■ **Collected data**:

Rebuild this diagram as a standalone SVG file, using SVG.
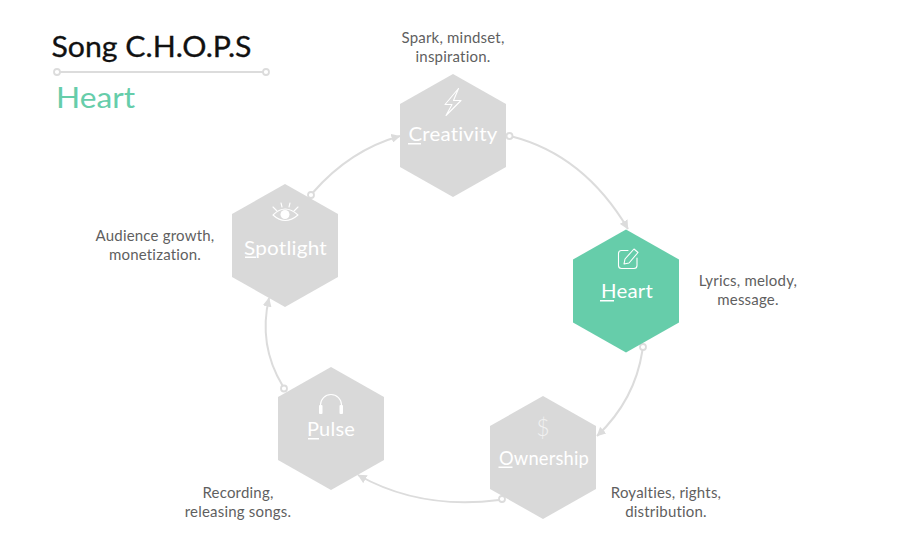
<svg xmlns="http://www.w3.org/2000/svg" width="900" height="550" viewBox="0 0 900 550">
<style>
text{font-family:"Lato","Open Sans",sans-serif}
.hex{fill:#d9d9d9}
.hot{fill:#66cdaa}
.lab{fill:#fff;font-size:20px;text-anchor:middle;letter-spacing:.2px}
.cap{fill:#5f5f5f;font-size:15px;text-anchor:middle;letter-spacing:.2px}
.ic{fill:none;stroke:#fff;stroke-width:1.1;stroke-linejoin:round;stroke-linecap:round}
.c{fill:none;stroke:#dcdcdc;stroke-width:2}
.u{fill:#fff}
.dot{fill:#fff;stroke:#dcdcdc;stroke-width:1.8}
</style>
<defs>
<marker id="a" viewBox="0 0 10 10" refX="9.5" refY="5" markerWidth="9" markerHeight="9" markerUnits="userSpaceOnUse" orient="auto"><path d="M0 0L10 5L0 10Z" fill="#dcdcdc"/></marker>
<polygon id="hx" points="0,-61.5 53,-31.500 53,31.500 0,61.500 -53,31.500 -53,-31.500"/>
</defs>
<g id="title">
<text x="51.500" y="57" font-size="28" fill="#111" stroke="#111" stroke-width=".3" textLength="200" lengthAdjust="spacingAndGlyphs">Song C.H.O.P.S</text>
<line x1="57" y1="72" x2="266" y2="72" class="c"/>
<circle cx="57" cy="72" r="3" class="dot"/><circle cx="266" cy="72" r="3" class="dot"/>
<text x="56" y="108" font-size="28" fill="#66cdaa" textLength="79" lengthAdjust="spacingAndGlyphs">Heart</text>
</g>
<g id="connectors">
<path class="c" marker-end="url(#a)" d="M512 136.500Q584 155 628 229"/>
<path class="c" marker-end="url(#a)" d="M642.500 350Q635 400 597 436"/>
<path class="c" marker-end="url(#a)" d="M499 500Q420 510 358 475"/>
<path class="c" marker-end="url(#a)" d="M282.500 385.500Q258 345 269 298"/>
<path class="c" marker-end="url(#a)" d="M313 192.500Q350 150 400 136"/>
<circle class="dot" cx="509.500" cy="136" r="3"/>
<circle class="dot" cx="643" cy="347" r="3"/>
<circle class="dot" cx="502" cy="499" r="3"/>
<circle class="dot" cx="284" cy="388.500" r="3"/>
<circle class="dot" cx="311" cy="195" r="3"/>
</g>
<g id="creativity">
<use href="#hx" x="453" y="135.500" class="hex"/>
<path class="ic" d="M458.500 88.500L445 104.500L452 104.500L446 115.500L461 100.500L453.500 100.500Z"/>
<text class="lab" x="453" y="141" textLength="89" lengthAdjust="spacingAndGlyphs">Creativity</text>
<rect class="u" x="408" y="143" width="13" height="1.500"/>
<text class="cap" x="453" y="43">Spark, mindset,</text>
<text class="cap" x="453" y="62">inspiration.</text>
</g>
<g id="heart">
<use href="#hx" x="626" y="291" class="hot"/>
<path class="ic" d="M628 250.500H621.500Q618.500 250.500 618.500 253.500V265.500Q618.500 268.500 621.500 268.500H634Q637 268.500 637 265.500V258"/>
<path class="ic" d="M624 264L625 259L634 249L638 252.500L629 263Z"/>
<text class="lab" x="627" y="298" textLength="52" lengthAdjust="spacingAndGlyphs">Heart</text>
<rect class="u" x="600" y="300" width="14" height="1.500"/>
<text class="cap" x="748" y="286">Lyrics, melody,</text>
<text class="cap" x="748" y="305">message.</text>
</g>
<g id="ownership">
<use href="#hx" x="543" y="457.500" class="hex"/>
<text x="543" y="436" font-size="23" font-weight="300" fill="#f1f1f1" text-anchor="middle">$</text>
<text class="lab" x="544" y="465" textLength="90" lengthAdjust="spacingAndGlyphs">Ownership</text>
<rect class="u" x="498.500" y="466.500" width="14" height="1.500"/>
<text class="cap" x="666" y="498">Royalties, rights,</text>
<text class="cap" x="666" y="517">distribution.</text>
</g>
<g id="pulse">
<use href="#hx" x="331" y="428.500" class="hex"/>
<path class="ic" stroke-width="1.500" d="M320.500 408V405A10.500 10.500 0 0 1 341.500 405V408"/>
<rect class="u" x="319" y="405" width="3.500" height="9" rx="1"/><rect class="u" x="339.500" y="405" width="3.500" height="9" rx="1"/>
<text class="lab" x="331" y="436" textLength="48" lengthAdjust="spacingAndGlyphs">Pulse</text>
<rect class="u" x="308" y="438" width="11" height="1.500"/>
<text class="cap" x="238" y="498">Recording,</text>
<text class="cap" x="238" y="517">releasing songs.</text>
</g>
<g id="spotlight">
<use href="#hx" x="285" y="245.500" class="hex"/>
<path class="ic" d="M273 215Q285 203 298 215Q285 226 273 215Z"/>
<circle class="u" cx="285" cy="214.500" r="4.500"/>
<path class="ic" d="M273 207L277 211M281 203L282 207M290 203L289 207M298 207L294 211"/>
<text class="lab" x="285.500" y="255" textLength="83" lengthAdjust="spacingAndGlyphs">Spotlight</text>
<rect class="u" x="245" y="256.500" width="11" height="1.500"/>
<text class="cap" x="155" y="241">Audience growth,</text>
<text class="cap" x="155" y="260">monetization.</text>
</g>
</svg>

■ **Task**: Leave out the pictures and restate everything else word for word.

■ **Output**:
Rebuild this diagram as a standalone SVG file, using SVG.
<svg xmlns="http://www.w3.org/2000/svg" width="900" height="550" viewBox="0 0 900 550">
<style>
text{font-family:"Lato","Open Sans",sans-serif}
.hex{fill:#d9d9d9}
.hot{fill:#66cdaa}
.lab{fill:#fff;font-size:20px;text-anchor:middle;letter-spacing:.2px}
.cap{fill:#5f5f5f;font-size:15px;text-anchor:middle;letter-spacing:.2px}
.ic{fill:none;stroke:#fff;stroke-width:1.1;stroke-linejoin:round;stroke-linecap:round}
.c{fill:none;stroke:#dcdcdc;stroke-width:2}
.u{fill:#fff}
.dot{fill:#fff;stroke:#dcdcdc;stroke-width:1.8}
</style>
<defs>
<marker id="a" viewBox="0 0 10 10" refX="9.5" refY="5" markerWidth="9" markerHeight="9" markerUnits="userSpaceOnUse" orient="auto"><path d="M0 0L10 5L0 10Z" fill="#dcdcdc"/></marker>
<polygon id="hx" points="0,-61.5 53,-31.500 53,31.500 0,61.500 -53,31.500 -53,-31.500"/>
</defs>
<g id="title">
<text x="51.500" y="57" font-size="28" fill="#111" stroke="#111" stroke-width=".3" textLength="200" lengthAdjust="spacingAndGlyphs">Song C.H.O.P.S</text>
<line x1="57" y1="72" x2="266" y2="72" class="c"/>
<circle cx="57" cy="72" r="3" class="dot"/><circle cx="266" cy="72" r="3" class="dot"/>
<text x="56" y="108" font-size="28" fill="#66cdaa" textLength="79" lengthAdjust="spacingAndGlyphs">Heart</text>
</g>
<g id="connectors">
<path class="c" marker-end="url(#a)" d="M512 136.500Q584 155 628 229"/>
<path class="c" marker-end="url(#a)" d="M642.500 350Q635 400 597 436"/>
<path class="c" marker-end="url(#a)" d="M499 500Q420 510 358 475"/>
<path class="c" marker-end="url(#a)" d="M282.500 385.500Q258 345 269 298"/>
<path class="c" marker-end="url(#a)" d="M313 192.500Q350 150 400 136"/>
<circle class="dot" cx="509.500" cy="136" r="3"/>
<circle class="dot" cx="643" cy="347" r="3"/>
<circle class="dot" cx="502" cy="499" r="3"/>
<circle class="dot" cx="284" cy="388.500" r="3"/>
<circle class="dot" cx="311" cy="195" r="3"/>
</g>
<g id="creativity">
<use href="#hx" x="453" y="135.500" class="hex"/>
<path class="ic" d="M458.500 88.500L445 104.500L452 104.500L446 115.500L461 100.500L453.500 100.500Z"/>
<text class="lab" x="453" y="141" textLength="89" lengthAdjust="spacingAndGlyphs">Creativity</text>
<rect class="u" x="408" y="143" width="13" height="1.500"/>
<text class="cap" x="453" y="43">Spark, mindset,</text>
<text class="cap" x="453" y="62">inspiration.</text>
</g>
<g id="heart">
<use href="#hx" x="626" y="291" class="hot"/>
<path class="ic" d="M628 250.500H621.500Q618.500 250.500 618.500 253.500V265.500Q618.500 268.500 621.500 268.500H634Q637 268.500 637 265.500V258"/>
<path class="ic" d="M624 264L625 259L634 249L638 252.500L629 263Z"/>
<text class="lab" x="627" y="298" textLength="52" lengthAdjust="spacingAndGlyphs">Heart</text>
<rect class="u" x="600" y="300" width="14" height="1.500"/>
<text class="cap" x="748" y="286">Lyrics, melody,</text>
<text class="cap" x="748" y="305">message.</text>
</g>
<g id="ownership">
<use href="#hx" x="543" y="457.500" class="hex"/>
<text x="543" y="436" font-size="23" font-weight="300" fill="#f1f1f1" text-anchor="middle">$</text>
<text class="lab" x="544" y="465" textLength="90" lengthAdjust="spacingAndGlyphs">Ownership</text>
<rect class="u" x="498.500" y="466.500" width="14" height="1.500"/>
<text class="cap" x="666" y="498">Royalties, rights,</text>
<text class="cap" x="666" y="517">distribution.</text>
</g>
<g id="pulse">
<use href="#hx" x="331" y="428.500" class="hex"/>
<path class="ic" stroke-width="1.500" d="M320.500 408V405A10.500 10.500 0 0 1 341.500 405V408"/>
<rect class="u" x="319" y="405" width="3.500" height="9" rx="1"/><rect class="u" x="339.500" y="405" width="3.500" height="9" rx="1"/>
<text class="lab" x="331" y="436" textLength="48" lengthAdjust="spacingAndGlyphs">Pulse</text>
<rect class="u" x="308" y="438" width="11" height="1.500"/>
<text class="cap" x="238" y="498">Recording,</text>
<text class="cap" x="238" y="517">releasing songs.</text>
</g>
<g id="spotlight">
<use href="#hx" x="285" y="245.500" class="hex"/>
<path class="ic" d="M273 215Q285 203 298 215Q285 226 273 215Z"/>
<circle class="u" cx="285" cy="214.500" r="4.500"/>
<path class="ic" d="M273 207L277 211M281 203L282 207M290 203L289 207M298 207L294 211"/>
<text class="lab" x="285.500" y="255" textLength="83" lengthAdjust="spacingAndGlyphs">Spotlight</text>
<rect class="u" x="245" y="256.500" width="11" height="1.500"/>
<text class="cap" x="155" y="241">Audience growth,</text>
<text class="cap" x="155" y="260">monetization.</text>
</g>
</svg>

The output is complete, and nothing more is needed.